[West Historic Marker]:Amherstburg Navy Yard
A Navy Yard was built here in 1796 to replace Detroit as the base and supply depot for the Provincial Marine on Lakes Erie and Huron. In 1812 the GENERAL HUNTER and QUEEN CHARLOTTE, built here, took part in the capture of Detroit. The next year, his supply lines cut, Robert Barclay's poorly equipped fleet, including the DETROIT, was defeated by Oliver Perry, U.S.N., in the battle of Lake Erie.
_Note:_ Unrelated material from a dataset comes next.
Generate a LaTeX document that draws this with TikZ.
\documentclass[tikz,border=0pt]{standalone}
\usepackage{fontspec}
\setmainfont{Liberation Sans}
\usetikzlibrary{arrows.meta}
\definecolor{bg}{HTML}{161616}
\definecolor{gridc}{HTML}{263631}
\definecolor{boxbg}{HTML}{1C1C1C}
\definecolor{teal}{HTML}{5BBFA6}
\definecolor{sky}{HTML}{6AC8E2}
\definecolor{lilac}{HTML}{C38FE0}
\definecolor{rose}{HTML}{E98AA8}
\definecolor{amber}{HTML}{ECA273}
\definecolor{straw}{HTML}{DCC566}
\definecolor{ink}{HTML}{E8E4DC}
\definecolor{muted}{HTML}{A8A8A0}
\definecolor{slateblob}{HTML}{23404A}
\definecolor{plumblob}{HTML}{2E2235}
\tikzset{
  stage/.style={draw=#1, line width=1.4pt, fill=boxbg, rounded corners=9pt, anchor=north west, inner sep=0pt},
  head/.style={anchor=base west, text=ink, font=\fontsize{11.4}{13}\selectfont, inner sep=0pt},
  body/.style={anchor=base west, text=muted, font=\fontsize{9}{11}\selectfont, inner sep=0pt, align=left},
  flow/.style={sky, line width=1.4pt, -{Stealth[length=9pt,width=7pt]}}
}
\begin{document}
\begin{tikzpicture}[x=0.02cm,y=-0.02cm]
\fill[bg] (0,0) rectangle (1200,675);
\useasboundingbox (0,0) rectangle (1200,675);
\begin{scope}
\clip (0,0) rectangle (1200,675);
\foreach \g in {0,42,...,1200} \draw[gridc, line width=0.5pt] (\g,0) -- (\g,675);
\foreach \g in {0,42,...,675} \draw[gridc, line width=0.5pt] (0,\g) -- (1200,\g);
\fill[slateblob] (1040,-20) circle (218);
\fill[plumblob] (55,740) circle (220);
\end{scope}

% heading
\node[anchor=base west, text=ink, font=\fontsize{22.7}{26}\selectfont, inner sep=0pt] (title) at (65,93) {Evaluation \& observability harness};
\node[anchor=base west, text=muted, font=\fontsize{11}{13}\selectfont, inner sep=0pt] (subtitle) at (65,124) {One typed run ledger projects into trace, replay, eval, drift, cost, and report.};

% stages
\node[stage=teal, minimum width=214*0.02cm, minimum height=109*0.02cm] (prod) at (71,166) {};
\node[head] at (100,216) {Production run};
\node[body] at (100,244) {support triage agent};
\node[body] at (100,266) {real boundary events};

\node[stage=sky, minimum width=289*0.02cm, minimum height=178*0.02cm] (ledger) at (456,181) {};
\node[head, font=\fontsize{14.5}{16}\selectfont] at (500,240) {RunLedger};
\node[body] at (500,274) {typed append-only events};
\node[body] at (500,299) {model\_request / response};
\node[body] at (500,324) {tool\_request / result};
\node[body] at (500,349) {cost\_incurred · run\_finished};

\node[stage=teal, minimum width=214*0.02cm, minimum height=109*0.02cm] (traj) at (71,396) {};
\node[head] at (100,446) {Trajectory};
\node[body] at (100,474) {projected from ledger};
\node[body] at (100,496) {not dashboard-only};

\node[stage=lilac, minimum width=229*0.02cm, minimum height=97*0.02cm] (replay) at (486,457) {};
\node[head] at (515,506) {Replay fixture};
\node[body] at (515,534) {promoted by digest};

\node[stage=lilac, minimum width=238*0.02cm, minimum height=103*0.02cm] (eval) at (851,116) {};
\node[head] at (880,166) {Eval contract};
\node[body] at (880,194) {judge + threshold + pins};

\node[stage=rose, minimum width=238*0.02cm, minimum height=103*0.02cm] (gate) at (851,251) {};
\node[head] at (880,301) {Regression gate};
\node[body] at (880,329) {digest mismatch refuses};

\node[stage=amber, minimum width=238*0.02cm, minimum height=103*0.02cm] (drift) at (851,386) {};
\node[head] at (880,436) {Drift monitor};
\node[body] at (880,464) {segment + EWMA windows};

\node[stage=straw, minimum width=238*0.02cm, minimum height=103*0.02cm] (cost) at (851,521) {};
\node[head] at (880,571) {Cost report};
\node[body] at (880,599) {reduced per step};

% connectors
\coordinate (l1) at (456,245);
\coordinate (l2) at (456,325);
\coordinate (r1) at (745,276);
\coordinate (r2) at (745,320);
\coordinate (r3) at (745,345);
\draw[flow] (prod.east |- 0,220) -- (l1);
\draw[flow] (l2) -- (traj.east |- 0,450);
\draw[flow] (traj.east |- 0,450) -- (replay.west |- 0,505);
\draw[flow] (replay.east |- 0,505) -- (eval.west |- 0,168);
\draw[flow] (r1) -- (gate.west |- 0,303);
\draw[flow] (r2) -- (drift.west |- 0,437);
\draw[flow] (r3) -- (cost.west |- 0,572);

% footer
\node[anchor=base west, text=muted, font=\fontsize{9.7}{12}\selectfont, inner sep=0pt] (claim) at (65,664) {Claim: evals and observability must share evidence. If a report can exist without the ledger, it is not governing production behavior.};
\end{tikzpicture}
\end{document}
This reverse led the British to burn the Navy Yard on 22 September, 1813, before withdrawing from Amherstburg.
[South Historic Marker]:Buildings in the King's Navy Yard at Amherstburg
Buildings in the King's Navy Yard at Amherstburg circa 1804
A. No. 2 Blockhouse
B. Provision storehouse
C. No. 3 Blockhouse
D. Lime and Mortar house
E. Old Guard house
[East Historic Marker]:Pro Patria
In memory of Captain R.A. Finnis, Lieutenant John Garland and seamen of the Royal Navy and Provincial Marine and Lieutenant John Garden and soldiers of the Royal Newfoundland and 41st Regiments, who were killed in action, and their comrades who served on these lakes in defense of Canada in 1812-1814.
[North Historic Marker]:The Battle of Lake Erie
In September 1813 the British squadron under R. Barclay sailed from Amherstburg to collect desperately needed food supplies. They were met by the larger, more heavily armed American squadron commanded by O. Perry. The British had the initial advantage of the wind and used their long range guns to disable the American flag ship LAWRENCE.
With his own ship crippled, Perry was rowed to the NIAGARA which had held back from the fighting. With the wind now to his advantage, Perry bore down on the British line, pouring a murderous broadside into the enemy ships from his more powerful but shorter range carronades.
The DETROIT and QUEEN CHARLOTTE were disabled and their officers, killed or wounded. The two vessels became entangled and unable to manoeuvre. The Americans raked the British ships with cannon fire until they surrendered. The entire British squadron was captured leaving the Americans in command of Lake Erie for the duration of the War.